So I finally got around to reading How Proust Can Change Your Life.
I know. I know. A decade later than everyone else. What's your point?
But I really never seem to be as impressed by Alain de Botton as other people. The Consolation of Philosophy was fine, so far as pop philosophy goes, but his self-referential style sometimes makes me squirm. I actively disliked The Art of Travel.
By the time we get to read the more recent releases (Status Anxiety, or whatever it was, and The Pleasures and Sorrows of Work) there has been so much hype and endless exclusive interviews, there's little left to actually learn or absorb from his writing.
I don't get it.
If I'm in the mood for a quick dip I'd much rather read A C Grayling. Or the originals. Or even Monty Python ("Aristotle was a bugger for the bottle", from memory) which, let's face it, can provide just as much consolation in certain situations as Boethius.
Equally hilarious, albeit unintentionally, is Fromelles, by Patrick Lindsay. I'm alternating between reading it with glee and throwing it in a corner and trying to forget I ever started it.
And don't go accusing me of being unAustralian or spitting on the graves of our poor dead Digger ancestors. It's simply a poorly written book.
The only way to read it, I've decided, is to actively engage with its most maddening fault: that is, play Count the Cliche.
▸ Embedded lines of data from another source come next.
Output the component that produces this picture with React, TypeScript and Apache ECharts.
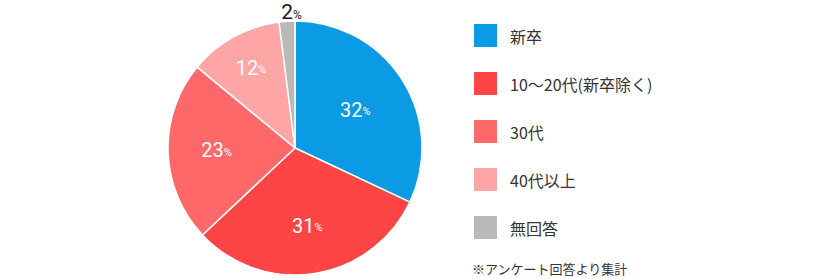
import React, { useEffect, useRef } from "react";
import * as echarts from "echarts";

const categories = ["新卒", "10〜20代(新卒除く)", "30代", "40代以上", "無回答"];
const values = [32, 31, 23, 12, 2];
const colors = ["#0a9be4", "#fe4546", "#fe6868", "#fea6a6", "#b9b9b9"];
const note = "※アンケート回答より集計";
// extra outward push of each inside label beyond the default half-radius (style)
const labelPush = [5, 12, 12, 25, 0];

const JP = "'Noto Sans CJK JP', 'Noto Sans', sans-serif";
const NUM = "Roboto, 'Noto Sans CJK JP', sans-serif";

export default function App() {
  const ref = useRef<HTMLDivElement>(null);
  useEffect(() => {
    if (!ref.current) return;
    const chart = echarts.init(ref.current, null, { renderer: "svg" });
    const last = values.length - 1;
    const total = values.reduce((a, b) => a + b, 0);
    const mids: number[] = [];
    let acc = 0;
    values.forEach((v) => {
      mids.push(((acc + v / 2) / total) * Math.PI * 2);
      acc += v;
    });
    const data = values.map((v, i) => {
      const item: any = { name: categories[i], value: v, itemStyle: { color: colors[i] } };
      if (i === last) {
        item.label = {
          position: "outside",
          rich: {
            v: { fontSize: 21, color: "#1a1a1a", fontFamily: NUM },
            p: { fontSize: 12, color: "#1a1a1a", fontFamily: NUM, padding: [5, 0, 0, 0] },
          },
        };
        item.labelLine = { show: false, length: 4, length2: 0 };
      }
      return item;
    });
    chart.setOption({
      animation: false,
      legend: {
        orient: "vertical",
        left: 472,
        top: 22,
        padding: 0,
        itemWidth: 25,
        itemHeight: 25,
        itemGap: 21,
        icon: "rect",
        selectedMode: false,
        data: categories,
        textStyle: { fontSize: 16, color: "#333", fontFamily: JP, padding: [0, 0, 0, 7] },
      },
      graphic: [
        {
          type: "text",
          left: 472,
          top: 262,
          style: { text: note, fontSize: 13, fill: "#333", fontFamily: JP },
        },
      ],
      series: [
        {
          type: "pie",
          center: [295, 148],
          radius: 127,
          startAngle: 90,
          clockwise: true,
          avoidLabelOverlap: false,
          itemStyle: { borderColor: "#fff", borderWidth: 1.5 },
          label: {
            show: true,
            position: "inside",
            formatter: "{v|{c}}{p|%}",
            rich: {
              v: { fontSize: 20, color: "#fff", fontFamily: NUM },
              p: { fontSize: 11, color: "#fff", fontFamily: NUM, padding: [4, 0, 0, 0] },
            },
          },
          labelLayout: (params: any) => {
            const i = params.dataIndex;
            if (i === last) return { dx: 20, dy: -5 };
            const a = mids[i];
            const p = labelPush[i];
            return { dx: p * Math.sin(a), dy: -p * Math.cos(a) };
          },
          labelLine: { show: false },
          emphasis: { disabled: true },
          data,
        },
      ],
    });
    return () => chart.dispose();
  }, []);
  return (
    <div
      ref={ref}
      style={{ position: "absolute", left: 0, top: 0, width: 820, height: 279 }}
    />
  );
}
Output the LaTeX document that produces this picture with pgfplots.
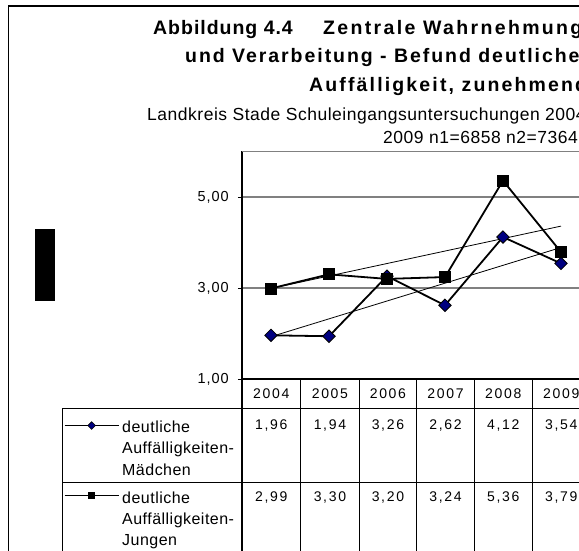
\documentclass[border=0pt]{standalone}
\usepackage{fontspec}
\setmainfont{Liberation Sans}
\newfontfamily\ttlfont[LetterSpace=10]{Liberation Sans}
\newfontfamily\ttlfontA[LetterSpace=5]{Liberation Sans}
\newfontfamily\ttlfontB[LetterSpace=12]{Liberation Sans}
\newfontfamily\ttlfontC[LetterSpace=11]{Liberation Sans}
\newfontfamily\subfont[LetterSpace=3]{Liberation Sans}
\newfontfamily\numfont[LetterSpace=12]{Liberation Sans}
\newfontfamily\tickfont[LetterSpace=7]{Liberation Sans}
\newfontfamily\lgfont[LetterSpace=3]{Liberation Sans}
\usepackage{pgfplots}
\pgfplotsset{compat=1.18}
\pgfplotsset{longlegend/.style={legend image code/.code={\draw[mark repeat=2,mark phase=2,##1] plot coordinates {(0pt,0pt) (27pt,0pt) (54pt,0pt)};}}}
\definecolor{navy}{RGB}{0,0,128}
\definecolor{gridgray}{RGB}{128,128,128}
\begin{document}
\begin{tikzpicture}[x=1pt,y=1pt]
\useasboundingbox (0,0) rectangle (579,551);
\clip (0,0) rectangle (579,551);
% outer frame
\draw[black, line width=1.2pt] (8.5,-5) -- (8.5,545) -- (600,545);
% redaction box
\fill[black] (35,250.3) rectangle (55,322);
% titles
\node[anchor=base west, inner sep=0pt, font=\fontsize{19.5}{24}\ttlfontA\bfseries\selectfont] at (153,516.5) {Abbildung 4.4};
\node[anchor=base west, inner sep=0pt, font=\fontsize{19.5}{24}\ttlfontB\bfseries\selectfont] at (323,516.5) {Zentrale Wahrnehmung};
\node[anchor=base west, inner sep=0pt, font=\fontsize{19.5}{24}\ttlfont\bfseries\selectfont] at (185,488) {und Verarbeitung - Befund deutliche};
\node[anchor=base west, inner sep=0pt, font=\fontsize{19.5}{24}\ttlfontC\bfseries\selectfont] at (309,459.5) {Auffälligkeit, zunehmend};
\node[anchor=base west, inner sep=0pt, font=\fontsize{17.5}{20}\subfont\selectfont] at (147,430.5) {Landkreis Stade Schuleingangsuntersuchungen 2004-};
\node[anchor=base west, inner sep=0pt, font=\fontsize{17.5}{20}\subfont\selectfont] at (383,407) {2009 n1=6858 n2=7364};
\begin{scope}[shift={(242pt,172pt)}]
\begin{axis}[
  scale only axis, width=348pt, height=227.5pt,
  xmin=-0.5, xmax=5.5, ymin=1, ymax=6,
  xtick=\empty,
  ytick={1,3,5}, yticklabels={{1,00},{3,00},{5,00}},
  ytick pos=left, tick align=outside, major tick length=4pt,
  tick style={black, line width=0.8pt},
  ymajorgrids, grid style={gridgray, line width=1.2pt},
  axis line style={draw=none},
  yticklabel style={font=\fontsize{14.5}{16}\tickfont\selectfont, anchor=east, inner sep=0pt, xshift=-9pt},
  clip=false,
  legend cell align=left,
  legend style={at={(-0.5115,-0.1877)}, anchor=north west, draw=none, fill=none, inner sep=0pt, outer sep=0pt,
    row sep=63.4pt, nodes={inner sep=0pt, outer sep=0pt, text depth=0pt},
    /tikz/every even column/.append style={column sep=0pt}},
]
\addplot[black, line width=1.8pt, mark=square*, mark size=4.4pt,
  mark options={rotate=45, fill=navy, draw=black, line width=0.8pt}, forget plot]
  coordinates {(0,1.96) (1,1.94) (2,3.26) (3,2.62) (4,4.12) (5,3.54)};
\addplot[black, line width=1.8pt, mark=square*, mark size=5.5pt,
  mark options={fill=black, draw=black, line width=0.8pt}, forget plot]
  coordinates {(0,2.99) (1,3.30) (2,3.20) (3,3.24) (4,5.36) (5,3.79)};
\addplot[black, line width=0.8pt, forget plot] coordinates {(0,1.93) (5,3.89)};
\addplot[black, line width=0.8pt, forget plot] coordinates {(0,2.99) (5,4.36)};
\addlegendimage{longlegend, black, line width=1.3pt, mark=square*, mark size=2.7pt, mark options={rotate=45, fill=navy, draw=black, line width=0.6pt}}
\addlegendentry{}
\addlegendimage{longlegend, black, line width=1.3pt, mark=square*, mark size=3pt, mark options={fill=black, draw=black}}
\addlegendentry{}
\end{axis}
\end{scope}
% legend texts
\foreach \yy/\txt in {118.5/deutliche, 97/Auffälligkeiten-, 75.8/Mädchen, 47.7/deutliche, 26.2/Auffälligkeiten-, 5/Jungen}
  \node[anchor=base west, inner sep=0pt, font=\fontsize{16}{18}\lgfont\selectfont] at (122,\yy) {\txt};
% axis lines
\draw[black, line width=1.2pt] (242,0) -- (242,399.5);
\draw[gridgray, line width=1.2pt] (242,399.5) -- (600,399.5);
\draw[black, line width=1.6pt] (242,172) -- (600,172);
% data table grid
\draw[black, line width=1pt] (62,142) -- (600,142);
\draw[black, line width=1pt] (62,68) -- (600,68);
\draw[black, line width=1pt] (62,-5) -- (62,142);
\foreach \x in {300.7,359,416.7,474.3,532.3} \draw[black, line width=1pt] (\x,-5) -- (\x,172);
% table text
\foreach \x/\yr/\a/\b in {271.3/2004/{1,96}/{2,99}, 329.9/2005/{1,94}/{3,30}, 387.9/2006/{3,26}/{3,20}, 445.5/2007/{2,62}/{3,24}, 503.3/2008/{4,12}/{5,36}, 561.2/2009/{3,54}/{3,79}} {
  \node[anchor=base, inner sep=0pt, font=\fontsize{14}{16}\numfont\selectfont] at (\x,152.7) {\yr};
  \node[anchor=base, inner sep=0pt, font=\fontsize{14}{16}\numfont\selectfont] at (\x,121) {\a};
  \node[anchor=base, inner sep=0pt, font=\fontsize{14}{16}\numfont\selectfont] at (\x,49.3) {\b};
}
\end{tikzpicture}
\end{document}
Pick a page - any page. Here are a few from a single paragraph on page 2, for example:
"two armies faced each other locked in a death struggle" (that might count as two)
"hunkered down"
"young men, brimming with promise and potential"
"show no outward fear, but their eyes betray them"
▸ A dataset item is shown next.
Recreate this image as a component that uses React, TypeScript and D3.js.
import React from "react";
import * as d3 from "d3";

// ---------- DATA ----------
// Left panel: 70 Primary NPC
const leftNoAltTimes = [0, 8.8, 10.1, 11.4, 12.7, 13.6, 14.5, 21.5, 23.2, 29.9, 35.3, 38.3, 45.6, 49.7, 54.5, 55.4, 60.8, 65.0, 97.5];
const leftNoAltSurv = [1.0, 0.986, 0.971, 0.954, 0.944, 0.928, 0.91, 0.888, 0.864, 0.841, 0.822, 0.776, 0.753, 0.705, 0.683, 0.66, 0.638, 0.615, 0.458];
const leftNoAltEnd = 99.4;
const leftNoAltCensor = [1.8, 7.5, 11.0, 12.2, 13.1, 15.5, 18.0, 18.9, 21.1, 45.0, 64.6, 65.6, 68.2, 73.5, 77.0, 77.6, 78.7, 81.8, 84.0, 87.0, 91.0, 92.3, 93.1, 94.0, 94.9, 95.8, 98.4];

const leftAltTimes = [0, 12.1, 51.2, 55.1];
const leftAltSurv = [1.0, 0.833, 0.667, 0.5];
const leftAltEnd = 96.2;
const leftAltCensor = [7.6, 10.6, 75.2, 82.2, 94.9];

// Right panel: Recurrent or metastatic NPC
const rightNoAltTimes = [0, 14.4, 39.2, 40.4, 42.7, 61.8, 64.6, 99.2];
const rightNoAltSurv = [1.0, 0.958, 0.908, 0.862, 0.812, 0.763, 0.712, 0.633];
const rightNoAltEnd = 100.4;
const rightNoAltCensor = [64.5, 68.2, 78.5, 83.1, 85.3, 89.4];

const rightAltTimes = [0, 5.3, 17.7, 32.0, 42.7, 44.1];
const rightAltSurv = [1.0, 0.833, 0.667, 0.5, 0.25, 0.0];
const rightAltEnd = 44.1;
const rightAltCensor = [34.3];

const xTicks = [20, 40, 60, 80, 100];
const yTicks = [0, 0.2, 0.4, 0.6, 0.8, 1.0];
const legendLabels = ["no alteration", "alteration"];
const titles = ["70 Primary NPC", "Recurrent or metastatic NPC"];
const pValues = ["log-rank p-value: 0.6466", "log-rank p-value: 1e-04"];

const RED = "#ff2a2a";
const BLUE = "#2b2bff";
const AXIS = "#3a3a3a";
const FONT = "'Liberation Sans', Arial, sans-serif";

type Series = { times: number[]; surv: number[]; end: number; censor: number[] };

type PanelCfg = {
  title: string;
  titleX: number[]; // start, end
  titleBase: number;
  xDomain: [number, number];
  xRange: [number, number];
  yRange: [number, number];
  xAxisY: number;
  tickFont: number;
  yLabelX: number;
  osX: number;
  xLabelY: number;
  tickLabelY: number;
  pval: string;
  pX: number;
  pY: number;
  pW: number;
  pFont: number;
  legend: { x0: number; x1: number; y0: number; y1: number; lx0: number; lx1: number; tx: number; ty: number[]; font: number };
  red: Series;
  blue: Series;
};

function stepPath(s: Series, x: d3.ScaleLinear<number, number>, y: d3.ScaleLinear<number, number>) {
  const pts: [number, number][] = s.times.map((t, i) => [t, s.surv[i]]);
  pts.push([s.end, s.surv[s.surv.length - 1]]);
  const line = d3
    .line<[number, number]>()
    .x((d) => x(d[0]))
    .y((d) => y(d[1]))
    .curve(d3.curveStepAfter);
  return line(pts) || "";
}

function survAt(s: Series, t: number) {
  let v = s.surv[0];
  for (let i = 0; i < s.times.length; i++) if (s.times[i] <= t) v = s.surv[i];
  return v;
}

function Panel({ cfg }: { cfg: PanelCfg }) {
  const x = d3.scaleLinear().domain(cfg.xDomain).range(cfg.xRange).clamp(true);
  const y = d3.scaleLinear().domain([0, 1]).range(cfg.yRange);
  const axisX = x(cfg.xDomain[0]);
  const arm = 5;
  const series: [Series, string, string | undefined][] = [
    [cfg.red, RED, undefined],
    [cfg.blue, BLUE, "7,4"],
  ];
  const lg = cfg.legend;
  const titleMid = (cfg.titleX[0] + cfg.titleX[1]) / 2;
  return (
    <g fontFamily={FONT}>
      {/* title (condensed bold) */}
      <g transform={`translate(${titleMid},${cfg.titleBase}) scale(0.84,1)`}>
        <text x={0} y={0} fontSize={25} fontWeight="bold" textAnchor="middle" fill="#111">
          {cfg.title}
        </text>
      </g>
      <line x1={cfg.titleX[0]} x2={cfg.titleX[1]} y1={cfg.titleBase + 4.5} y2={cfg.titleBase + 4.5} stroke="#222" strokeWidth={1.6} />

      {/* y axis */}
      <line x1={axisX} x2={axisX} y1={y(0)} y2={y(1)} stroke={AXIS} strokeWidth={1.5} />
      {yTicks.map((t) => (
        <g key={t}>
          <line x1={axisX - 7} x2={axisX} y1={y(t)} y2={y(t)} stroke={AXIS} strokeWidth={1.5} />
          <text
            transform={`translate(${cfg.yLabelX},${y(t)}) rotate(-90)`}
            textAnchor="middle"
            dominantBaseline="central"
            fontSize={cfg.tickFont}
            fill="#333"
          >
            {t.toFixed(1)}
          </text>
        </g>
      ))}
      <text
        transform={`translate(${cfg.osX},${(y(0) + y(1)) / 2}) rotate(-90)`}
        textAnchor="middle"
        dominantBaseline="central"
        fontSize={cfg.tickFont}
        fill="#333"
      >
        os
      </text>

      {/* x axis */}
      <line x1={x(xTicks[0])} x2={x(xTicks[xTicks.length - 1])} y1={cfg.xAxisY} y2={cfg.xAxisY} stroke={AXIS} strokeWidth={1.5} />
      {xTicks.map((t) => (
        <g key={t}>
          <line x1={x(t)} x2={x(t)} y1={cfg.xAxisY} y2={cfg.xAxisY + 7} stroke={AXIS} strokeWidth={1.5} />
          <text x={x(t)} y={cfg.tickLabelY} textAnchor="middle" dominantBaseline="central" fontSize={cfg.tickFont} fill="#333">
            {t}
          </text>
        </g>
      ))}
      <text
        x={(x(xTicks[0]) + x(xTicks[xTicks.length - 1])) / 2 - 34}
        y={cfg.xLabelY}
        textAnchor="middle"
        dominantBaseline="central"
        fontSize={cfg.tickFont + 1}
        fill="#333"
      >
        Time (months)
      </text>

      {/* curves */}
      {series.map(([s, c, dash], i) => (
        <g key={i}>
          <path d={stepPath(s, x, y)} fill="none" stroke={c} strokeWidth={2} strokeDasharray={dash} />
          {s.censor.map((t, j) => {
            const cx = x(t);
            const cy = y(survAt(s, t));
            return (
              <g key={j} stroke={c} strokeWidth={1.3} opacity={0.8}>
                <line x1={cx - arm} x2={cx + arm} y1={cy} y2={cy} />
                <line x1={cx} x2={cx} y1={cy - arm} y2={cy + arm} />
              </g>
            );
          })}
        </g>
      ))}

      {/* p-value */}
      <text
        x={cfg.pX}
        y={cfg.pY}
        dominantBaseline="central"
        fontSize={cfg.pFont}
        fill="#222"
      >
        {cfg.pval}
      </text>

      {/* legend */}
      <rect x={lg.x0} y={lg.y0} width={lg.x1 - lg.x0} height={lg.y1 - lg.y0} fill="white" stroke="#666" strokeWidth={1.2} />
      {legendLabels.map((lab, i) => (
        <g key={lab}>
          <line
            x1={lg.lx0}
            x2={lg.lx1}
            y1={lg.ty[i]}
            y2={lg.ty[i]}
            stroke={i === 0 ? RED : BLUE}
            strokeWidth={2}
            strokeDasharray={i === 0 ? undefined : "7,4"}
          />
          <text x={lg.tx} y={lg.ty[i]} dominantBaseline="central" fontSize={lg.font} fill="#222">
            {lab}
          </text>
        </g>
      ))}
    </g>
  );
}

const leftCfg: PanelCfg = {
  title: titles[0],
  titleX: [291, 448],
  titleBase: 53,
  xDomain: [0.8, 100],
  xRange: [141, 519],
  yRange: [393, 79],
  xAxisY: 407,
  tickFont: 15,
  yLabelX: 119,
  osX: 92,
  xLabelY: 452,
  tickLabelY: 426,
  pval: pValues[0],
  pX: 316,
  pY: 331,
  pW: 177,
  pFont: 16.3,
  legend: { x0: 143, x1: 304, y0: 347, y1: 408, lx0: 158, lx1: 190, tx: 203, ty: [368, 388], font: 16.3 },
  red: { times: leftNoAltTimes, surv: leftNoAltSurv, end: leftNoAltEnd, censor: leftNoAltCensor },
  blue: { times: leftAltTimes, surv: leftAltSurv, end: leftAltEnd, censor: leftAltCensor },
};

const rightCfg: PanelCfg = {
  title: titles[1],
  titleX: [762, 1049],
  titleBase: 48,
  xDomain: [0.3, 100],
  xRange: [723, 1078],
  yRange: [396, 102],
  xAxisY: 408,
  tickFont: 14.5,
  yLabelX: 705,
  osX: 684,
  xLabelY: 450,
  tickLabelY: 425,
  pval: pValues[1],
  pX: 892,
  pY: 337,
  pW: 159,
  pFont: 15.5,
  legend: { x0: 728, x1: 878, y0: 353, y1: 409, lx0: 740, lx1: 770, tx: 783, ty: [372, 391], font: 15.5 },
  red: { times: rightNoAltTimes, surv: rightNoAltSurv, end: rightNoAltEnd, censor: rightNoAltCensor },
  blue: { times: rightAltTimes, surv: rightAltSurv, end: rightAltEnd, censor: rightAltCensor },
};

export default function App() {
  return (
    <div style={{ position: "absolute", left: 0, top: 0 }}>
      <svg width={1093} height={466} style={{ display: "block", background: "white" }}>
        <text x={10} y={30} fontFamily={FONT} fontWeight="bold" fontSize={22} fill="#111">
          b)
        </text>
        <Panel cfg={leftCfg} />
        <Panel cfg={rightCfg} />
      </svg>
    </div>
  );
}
"the air is foul with cordite"
"you can feel it in your bones"
"moment of truth"
"pent-up kinetic energy"
"straining like dogs on the lead"
"count the minutes"
"taste of battle"
"invincibility of youth"
"prove his manhood"
And as a special bonus, that's all in randomly alternating first and second person.
Then there's a History Channel-style outline of World War 1, complete with the usual (and again cliched) outraged editorialising about Haig et al.
Oh it's fabulous.
I really wish I could get to the bit where they start researching and digging for what will no doubt be "the forgotten Anzacs". But I'm not sure I can last that long.